初中校舍都是土坯平房。80年代的大雪特别多,早上醒来出门经常发现门外雪厚积如墙,严重时快够上了屋檐,门框顶部只露出一小块,站在屋里向外看,得踮起脚尖,好似在战壕中瞭望敌情,外面的人向屋里看,好象人站在动物园高墙外的观赏动物一样,滑稽的很。
学校在乡政府所在地的一个村庄,本村学生很多,不需住校。那时学校条件差,没钱购置工具,学校规定冬天每逢下雪,本地走读生需带铁锹等工具来校,便于师生们一起清理积雪。

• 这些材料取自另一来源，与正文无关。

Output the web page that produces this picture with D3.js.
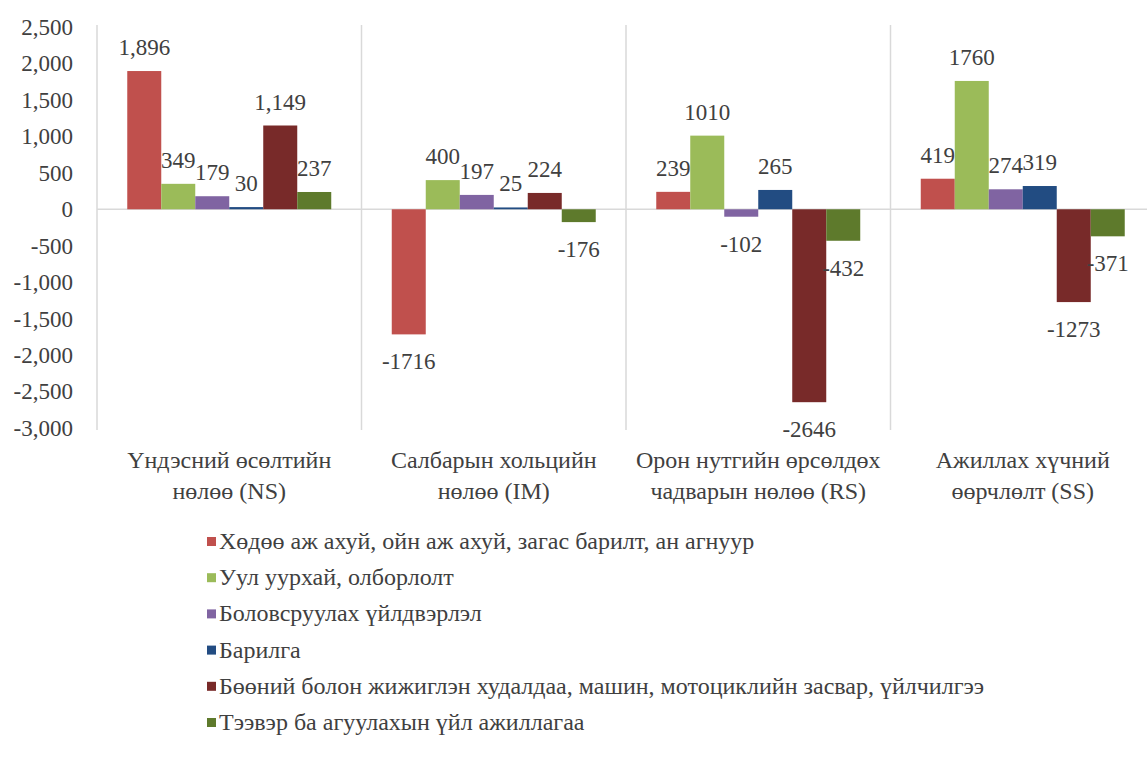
<!DOCTYPE html>
<html>
<head>
<meta charset="utf-8">
<script src="https://cdn.jsdelivr.net/npm/d3@7"></script>
</head>
<body style="margin:0">
<svg id="chart" width="1147" height="760" font-family="Liberation Serif"></svg>
<script>
// ---- data ----
const categories = ["NS", "IM", "RS", "SS"];
const categoryLabels = [
  ["Үндэсний өсөлтийн", "нөлөө (NS)"],
  ["Салбарын хольцийн", "нөлөө (IM)"],
  ["Орон нутгийн өрсөлдөх", "чадварын нөлөө (RS)"],
  ["Ажиллах хүчний", "өөрчлөлт (SS)"]
];
const seriesNames = [
  "Хөдөө аж ахуй, ойн аж ахуй, загас барилт, ан агнуур",
  "Уул уурхай, олборлолт",
  "Боловсруулах үйлдвэрлэл",
  "Барилга",
  "Бөөний болон жижиглэн худалдаа, машин, мотоциклийн засвар, үйлчилгээ",
  "Тээвэр ба агуулахын үйл ажиллагаа"
];
const seriesColors = ["#C0504D", "#9BBB59", "#8064A2", "#224C82", "#782A29", "#5E7A2C"];
// values per series, in category order NS, IM, RS, SS
const agriculture   = [1896, -1716, 239, 419];
const mining        = [349, 400, 1010, 1760];
const manufacturing = [179, 197, -102, 274];
const construction  = [30, 25, 265, 319];
const trade         = [1149, 224, -2646, -1273];
const transport     = [237, -176, -432, -371];
const seriesValues = [agriculture, mining, manufacturing, construction, trade, transport];
// NS group labels printed with thousands separators
const useComma = [true, false, false, false];
const yTicks = [2500, 2000, 1500, 1000, 500, 0, -500, -1000, -1500, -2000, -2500, -3000];

// ---- chart ----
const FONT = "Liberation Serif";
const TXT = "#404040";
const loc = d3.formatLocale({decimal: ".", thousands: ",", grouping: [3], currency: ["", ""], minus: "-"});
const svg = d3.select("#chart");
const left = 97, catStep = 264.5;
const y = d3.scaleLinear().domain([-3000, 2500]).range([428, 27]);
const x0 = d3.scaleBand().domain(categories).range([left, left + catStep * categories.length]).padding(0);
const x1 = d3.scaleBand().domain(d3.range(seriesNames.length)).range([0, x0.bandwidth()]).paddingInner(0).paddingOuter(0.89);

const grid = svg.append("g").attr("stroke", "#d9d9d9").attr("stroke-width", 1.5);
categories.forEach(c => {
  const xx = x0(c);
  grid.append("line").attr("x1", xx).attr("x2", xx).attr("y1", 25).attr("y2", 430);
});
grid.append("line").attr("x1", left).attr("x2", 1147).attr("y1", y(0)).attr("y2", y(0));

// y axis labels
const yAxis = d3.axisLeft(y).tickValues(yTicks).tickFormat(loc.format(",")).tickSize(0).tickPadding(24);
const ag = svg.append("g").attr("transform", `translate(${left},0)`).call(yAxis);
ag.attr("font-family", FONT).attr("font-size", 23);
ag.select(".domain").remove();
ag.selectAll("text").attr("font-family", FONT).attr("font-size", 23).attr("fill", TXT);

// bars
const rows = [];
seriesValues.forEach((vals, s) => {
  vals.forEach((v, ci) => rows.push({s, c: categories[ci], ci, v}));
});
svg.append("g").selectAll("rect").data(rows).join("rect")
  .attr("x", d => x0(d.c) + x1(d.s))
  .attr("width", x1.bandwidth())
  .attr("y", d => y(Math.max(0, d.v)))
  .attr("height", d => Math.abs(y(d.v) - y(0)))
  .attr("fill", d => seriesColors[d.s]);

// data labels
const fmtC = loc.format(","), fmtP = loc.format("d");
svg.append("g").selectAll("text").data(rows).join("text")
  .attr("x", d => x0(d.c) + x1(d.s) + x1.bandwidth() / 2)
  .attr("y", d => d.v >= 0 ? y(d.v) - 16 : y(d.v) + 35)
  .attr("text-anchor", "middle")
  .attr("fill", TXT)
  .attr("font-family", FONT).attr("font-size", 23)
  .text(d => (useComma[d.ci] ? fmtC : fmtP)(d.v));

// category labels
categories.forEach((c, i) => {
  const cx = x0(c) + x0.bandwidth() / 2;
  const t = svg.append("text").attr("text-anchor", "middle").attr("fill", TXT)
    .attr("font-family", FONT).attr("font-size", 24);
  categoryLabels[i].forEach((line, k) => {
    t.append("tspan").attr("x", cx).attr("y", 468 + k * 31).text(line);
  });
});

// legend
const lg = svg.append("g");
seriesNames.forEach((name, i) => {
  const yy = 549 + i * 36.2;
  lg.append("rect").attr("x", 207).attr("y", yy - 12).attr("width", 9).attr("height", 9).attr("fill", seriesColors[i]);
  lg.append("text").attr("x", 219).attr("y", yy).attr("fill", TXT)
    .attr("font-family", FONT).attr("font-size", 24).text(name);
});
</script>
</body>
</html>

大雪封门,在学生眼里是欢快的事情,在老师眼里却有了责任,因为周边村的走读学生也不少,大雪天上学路上安全问题不容忽视。所以,冬天大雪、春季沙尘暴,走读学生不用上课是约定俗成的,老师懒得操心,学生自在逍遥,过去那种放养式的学习环境,与现在孩子们书山题海下的压力对比,让人感慨不已。

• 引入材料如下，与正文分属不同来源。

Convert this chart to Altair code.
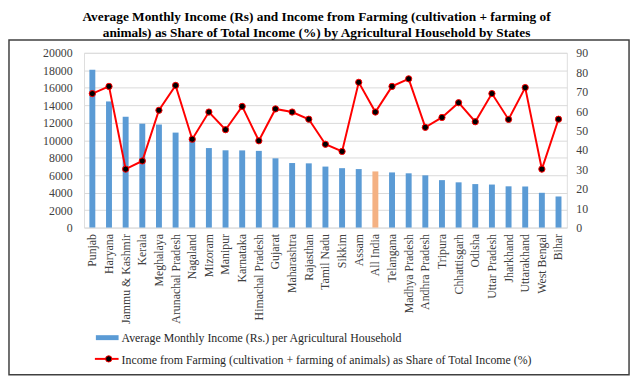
import altair as alt
import pandas as pd

states = ["Punjab", "Haryana", "Jammu & Kashmir", "Kerala", "Meghalaya", "Arunachal Pradesh",
          "Nagaland", "Mizoram", "Manipur", "Karnataka", "Himachal Pradesh", "Gujarat",
          "Maharashtra", "Rajasthan", "Tamil Nadu", "Sikkim", "Assam", "All India", "Telangana",
          "Madhya Pradesh", "Andhra Pradesh", "Tripura", "Chhattisgarh", "Odisha",
          "Uttar Pradesh", "Jharkhand", "Uttarakhand", "West Bengal", "Bihar"]
income = [18059, 14434, 12683, 11888, 11792, 10869, 10048, 9099, 8842, 8832, 8777, 7926,
          7386, 7350, 6980, 6798, 6695, 6426, 6311, 6210, 5979, 5429, 5177, 4976, 4923,
          4721, 4701, 3980, 3558]
share = [69.0, 72.7, 30.1, 34.3, 60.4, 73.2, 45.5, 59.5, 50.4, 62.4, 44.7, 61.1, 59.5,
         55.8, 42.9, 39.2, 74.8, 59.5, 72.7, 76.6, 51.6, 56.7, 64.3, 54.5, 69.0, 55.7,
         72.1, 30.1, 55.8]
highlight = "All India"
title_lines = ["Average Monthly Income (Rs) and Income  from  Farming  (cultivation + farming  of",
               "animals) as Share of Total Income (%) by Agricultural  Household by States"]
legend_labels = ["Average Monthly Income (Rs.) per Agricultural Household",
                 "Income from Farming  (cultivation + farming of animals) as Share of Total Income (%)"]

df = pd.DataFrame({"state": states, "income": income, "share": share})
df["kind"] = ["hl" if s == highlight else "normal" for s in states]

FONT = "Times New Roman, Liberation Serif, serif"
LABEL_COLOR = "#404040"

x_enc = alt.X("state:N", sort=states,
              scale=alt.Scale(paddingInner=0, paddingOuter=0),
              axis=alt.Axis(title=None, labelAngle=270, domain=False, ticks=False,
                            labelPadding=6, labelFont=FONT, labelFontSize=12,
                            labelColor=LABEL_COLOR))

bars = alt.Chart(df).mark_bar(size=6).encode(
    x=x_enc,
    y=alt.Y("income:Q", scale=alt.Scale(domain=[0, 20000], nice=False),
            axis=alt.Axis(title=None, values=list(range(0, 20001, 2000)), format="d",
                          grid=True, gridColor="#d9d9d9", gridWidth=1, domain=False,
                          ticks=False, labelPadding=12, labelFont=FONT, labelFontSize=12,
                          labelColor=LABEL_COLOR)),
    color=alt.Color("kind:N", scale=alt.Scale(domain=["normal", "hl"],
                                              range=["#5b9bd5", "#f4b183"]), legend=None),
)

base = alt.Chart(df).encode(
    x=x_enc,
    y=alt.Y("share:Q", scale=alt.Scale(domain=[0, 90], nice=False),
            axis=alt.Axis(title=None, orient="right", values=list(range(0, 91, 10)),
                          format="d", grid=False, domain=False, ticks=False, labelPadding=9,
                          labelFont=FONT, labelFontSize=12, labelColor=LABEL_COLOR)),
)
line = base.mark_line(color="#ff0000", strokeWidth=2)
pts = base.mark_circle(size=40, fill="#000000", stroke="#ff0000", strokeWidth=1, opacity=1)
right = alt.layer(line, pts)

one = pd.DataFrame({"a": [0]})
leg_bar = alt.Chart(one).mark_rect(color="#5b9bd5").encode(
    x=alt.value(12), x2=alt.value(35), y=alt.value(286), y2=alt.value(291))
leg_txt1 = alt.Chart(one).mark_text(align="left", baseline="middle", font=FONT,
                                    fontSize=12, color="#262626").encode(
    x=alt.value(38), y=alt.value(289), text=alt.value(legend_labels[0]))
leg_line = alt.Chart(one).mark_rule(color="#ff0000", strokeWidth=2).encode(
    x=alt.value(11), x2=alt.value(35), y=alt.value(310))
leg_dot = alt.Chart(one).mark_circle(size=40, fill="#000000", stroke="#ff0000",
                                     strokeWidth=1, opacity=1).encode(
    x=alt.value(25), y=alt.value(310))
leg_txt2 = alt.Chart(one).mark_text(align="left", baseline="middle", font=FONT,
                                    fontSize=12, color="#262626").encode(
    x=alt.value(38), y=alt.value(311), text=alt.value(legend_labels[1]))
border = alt.Chart(one).mark_rect(fillOpacity=0, stroke="#404040", strokeWidth=1.5).encode(
    x=alt.value(-76), x2=alt.value(552), y=alt.value(-13), y2=alt.value(326))

chart = alt.layer(bars, right, leg_bar, leg_txt1, leg_line, leg_dot, leg_txt2, border).resolve_scale(
    y="independent"
).properties(
    width=489, height=177,
    padding={"left": 77, "top": 43, "right": 66, "bottom": 152},
    autosize=alt.AutoSizeParams(type="none"),
    title=alt.TitleParams(text=title_lines, anchor="middle", dx=-9, offset=0,
                          font=FONT, fontSize=13.5, fontWeight="bold", color="#000000",
                          lineHeight=16),
).configure_view(strokeWidth=0).configure(background="white")

chart.save("out.html", embed_options={"renderer": "svg", "actions": False})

当时校舍没有卫生间,公共厕所离的很远而且是露天的,冬天晚上解手很遭罪,学校为每个宿舍配发一个大尿桶,汽车轮胎一样的橡胶皮制成的,每天都有值日生负责清倒。大雪封门出不去,大家起床后只能在宿舍里小便,还好,记得当时没有急于大号的,臭脚味尿味煤烟味混合一起,很特别的味道,却丝毫不影响大家情绪,因为,不用上课了!走读的同学赶来后,把工具递进来,里应外合,很快就从雪堆中挖出一个通道,尽量不破坏顶部,像地道一样,弯着腰进进出出,好玩。
由于房子是土坯砌的,校长不敢掉以轻心,停雪后就安排师生清理积雪,房前屋后都要处理好,方便大家出行,且担心春暖后雪融化了,不知不觉把屋后的土墙浸透了,导致房屋倒塌事故,那可是万万不可的。那时候大多数男生抢着干活,不用上课,不用写作业,冷不怕,累不怕,大家一起打打闹闹说说笑笑,其乐无穷。
虽然那时候那种做法确实有点影响学习,但当时各个乡镇中学基本都这样,现在回过头看看,初中整体学业水平不高,同学们很少有近视眼的,凡是几经复读上了高中的,后来考上大中专院校的也不少,很有意思。
看来适当干点杂活,接地气,益健康,多多少少有点好处。